Вопрос: Из Ваших рассказов я понял, что со своими детьми Вы часто используете трансы. Это распространяется и на отношения с Вашими взрослыми близкими?
Бетти: Даже не знаю, как ответить. Находиться в измененном состоянии сознания для меня настолько просто и естественно. Если я по какой-то причине напряжена, то обязательно в трансе.
И, кроме того, лучший способ ввести кого-то в транс самому пребывать в трансе.
Вопрос: Об Эриксоне написано очень много книг учениками, которые с ним работали. Как дочь, Вы можете назвать фрагменты, искажающие образ вашего отца?
Бетти: Большинство искажений связано с тем, что учениками Эриксона они становились в поздние годы его жизни и видели его пожилым, физически слабым человеком.

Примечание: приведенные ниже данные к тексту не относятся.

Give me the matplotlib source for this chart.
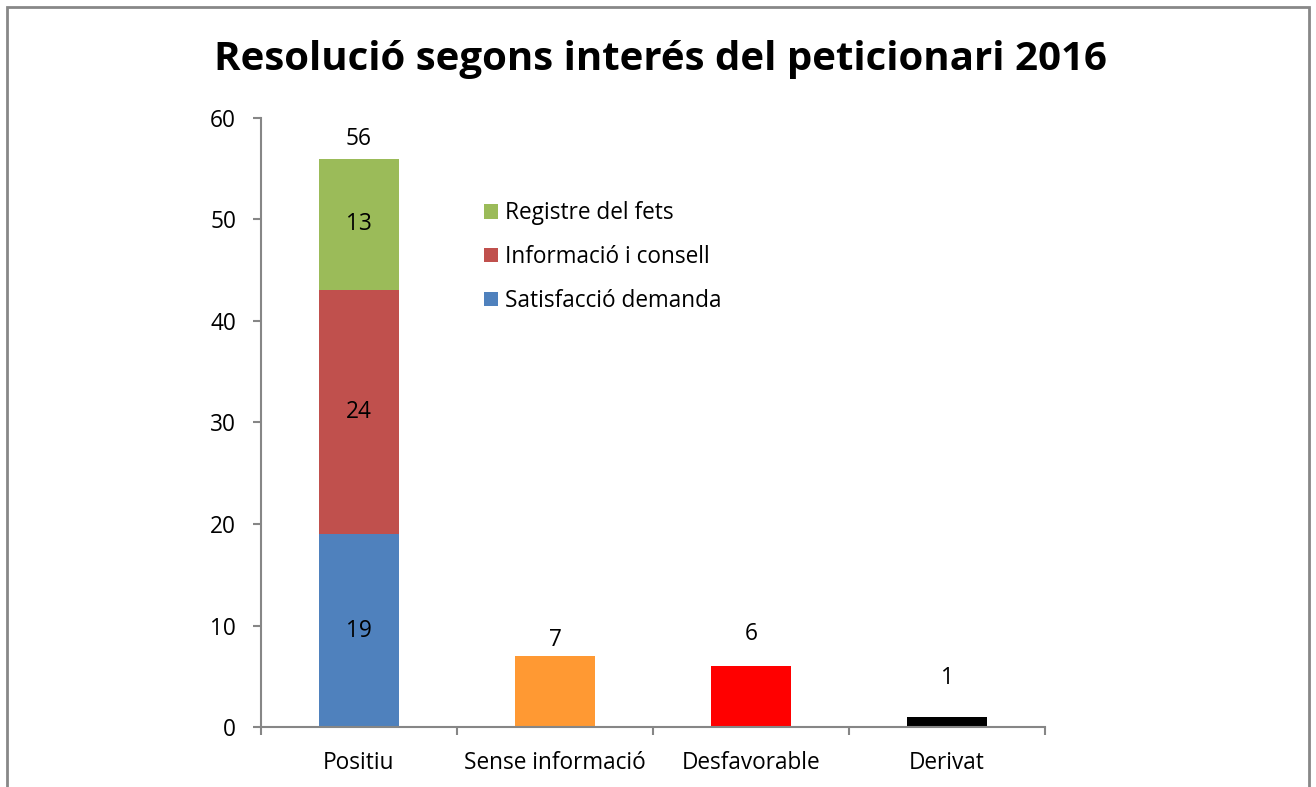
import matplotlib.pyplot as plt
from matplotlib.patches import Rectangle

# data
categories = ["Positiu", "Sense informació", "Desfavorable", "Derivat"]
satisfaccio = [19, 0, 0, 0]
informacio = [24, 0, 0, 0]
registre = [13, 0, 0, 0]
altres = [0, 7, 6, 1]
altres_colors = ["#FFFFFF", "#FF9933", "#FF0000", "#000000"]
title = "Resolució segons interés del peticionari 2016"
yticks = [0, 10, 20, 30, 40, 50, 60]

plt.rcParams["font.family"] = ["Open Sans", "DejaVu Sans"]
FS = 16.3

fig = plt.figure(figsize=(13.16, 7.87), dpi=100)
ax = fig.add_axes([0.1983, 0.0762, 0.5958, 0.774])

x = list(range(len(categories)))
w = 0.41

b1 = ax.bar(x, satisfaccio, w, color="#4F81BD", label="Satisfacció demanda")
bottom2 = satisfaccio
b2 = ax.bar(x, informacio, w, bottom=bottom2, color="#C0504D", label="Informació i consell")
bottom3 = [a + b for a, b in zip(satisfaccio, informacio)]
b3 = ax.bar(x, registre, w, bottom=bottom3, color="#9BBB59", label="Registre del fets")
ax.bar(x, altres, w, color=altres_colors)

# segment labels in the stacked bar
for vals, bots in [(satisfaccio, [0] * 4), (informacio, bottom2), (registre, bottom3)]:
    for i, (v, b) in enumerate(zip(vals, bots)):
        if v:
            ax.text(i, b + v / 2, str(v), ha="center", va="center", fontsize=FS)

# totals above bars (label gaps as in the original, in points)
totals = [s + i + r + a for s, i, r, a in zip(satisfaccio, informacio, registre, altres)]
offsets = [5.5, 2.5, 14.5, 19]
for i, t in enumerate(totals):
    ax.annotate(str(t), (i, t), xytext=(0, offsets[i]), textcoords="offset points",
                ha="center", va="bottom", fontsize=FS)

ax.set_xlim(-0.5, 3.5)
ax.set_ylim(0, 60)
ax.set_yticks(yticks)
ax.set_xticks(x)
ax.set_xticklabels(categories, fontsize=FS)
ax.set_xticks([-0.5, 0.5, 1.5, 2.5, 3.5], minor=True)
ax.tick_params(axis="x", which="major", length=0, pad=17.5)
ax.tick_params(axis="x", which="minor", length=6, color="#868686", width=1.5)
ax.tick_params(axis="y", length=6, color="#868686", width=1.5, labelsize=FS, pad=12)
for s in ["top", "right"]:
    ax.spines[s].set_visible(False)
for s in ["left", "bottom"]:
    ax.spines[s].set_color("#868686")
    ax.spines[s].set_linewidth(1.5)

leg = ax.legend(handles=[b3, b2, b1], loc="upper left", bbox_to_anchor=(0.259, 0.8965),
                frameon=False, fontsize=FS, handlelength=0.6, handleheight=0.6,
                handletextpad=0.3, labelspacing=0.87)

fig.text(0.502, 0.925, title, ha="center", va="center", fontsize=29, fontweight="bold")

# outer border
fig.patches.append(Rectangle((0.0055, -0.01), 0.989, 1.0012, transform=fig.transFigure,
                             fill=False, edgecolor="#888888", linewidth=2))

fig.savefig("out.png", dpi=100)
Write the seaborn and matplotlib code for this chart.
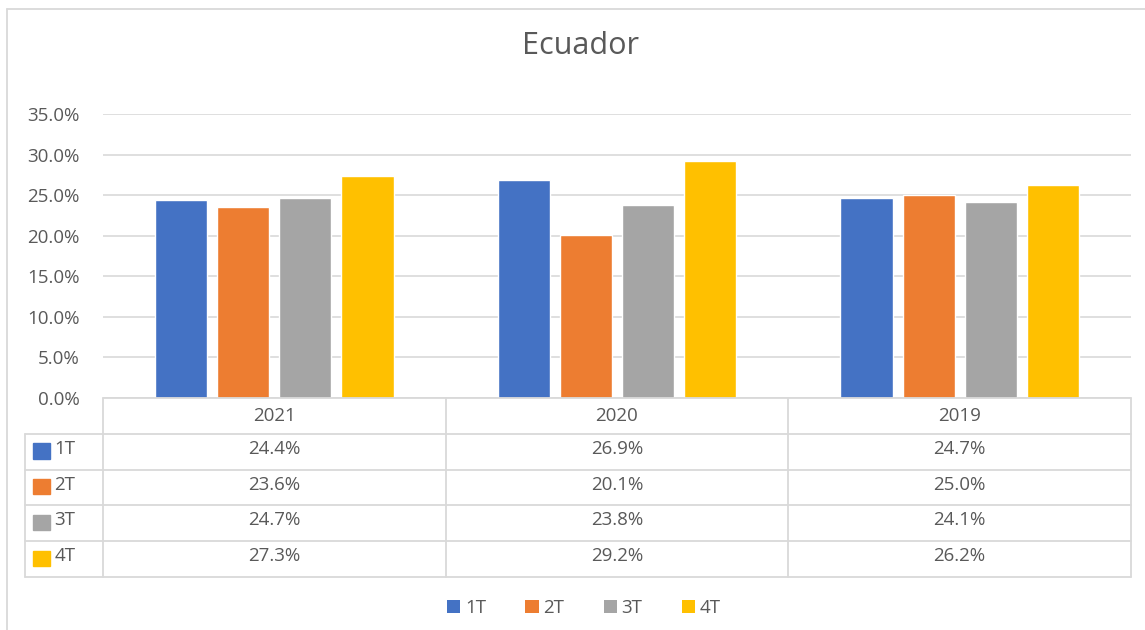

Они описывают пожилого, слабого человека, говорившего косвенно, обтекаемо.
Они не видели моего отца таким, каким он мог быть: динамичным, сильным и чрезвычайно активным. Я хочу рассказать историю, которая может это подтвердить.
В 17 лет он перенес полиомиелит. Это, естественно, повлияло на всю его оставшуюся жизнь. Поэтому с 18 лет, когда он опять научился ходить, и до 60 лет, когда ему пришлось пользоваться креслом-коляской, он постоянно ходил с палочкой.
Мы, дети, отца без нее никогда не видели. Мэдди Вичпорт, подготовившая кассету о моем отце, задала мне однажды вопрос: “Когда Вы впервые узнали, что Ваш отец калека?” Я рассказала, что это случилось, когда мне было 23 года, я выходила замуж, и в церкви отец никак не попадал со мной в ногу. А когда я удивленно посмотрела на него, он улыбнулся и сказал: “Я действительно не могу!”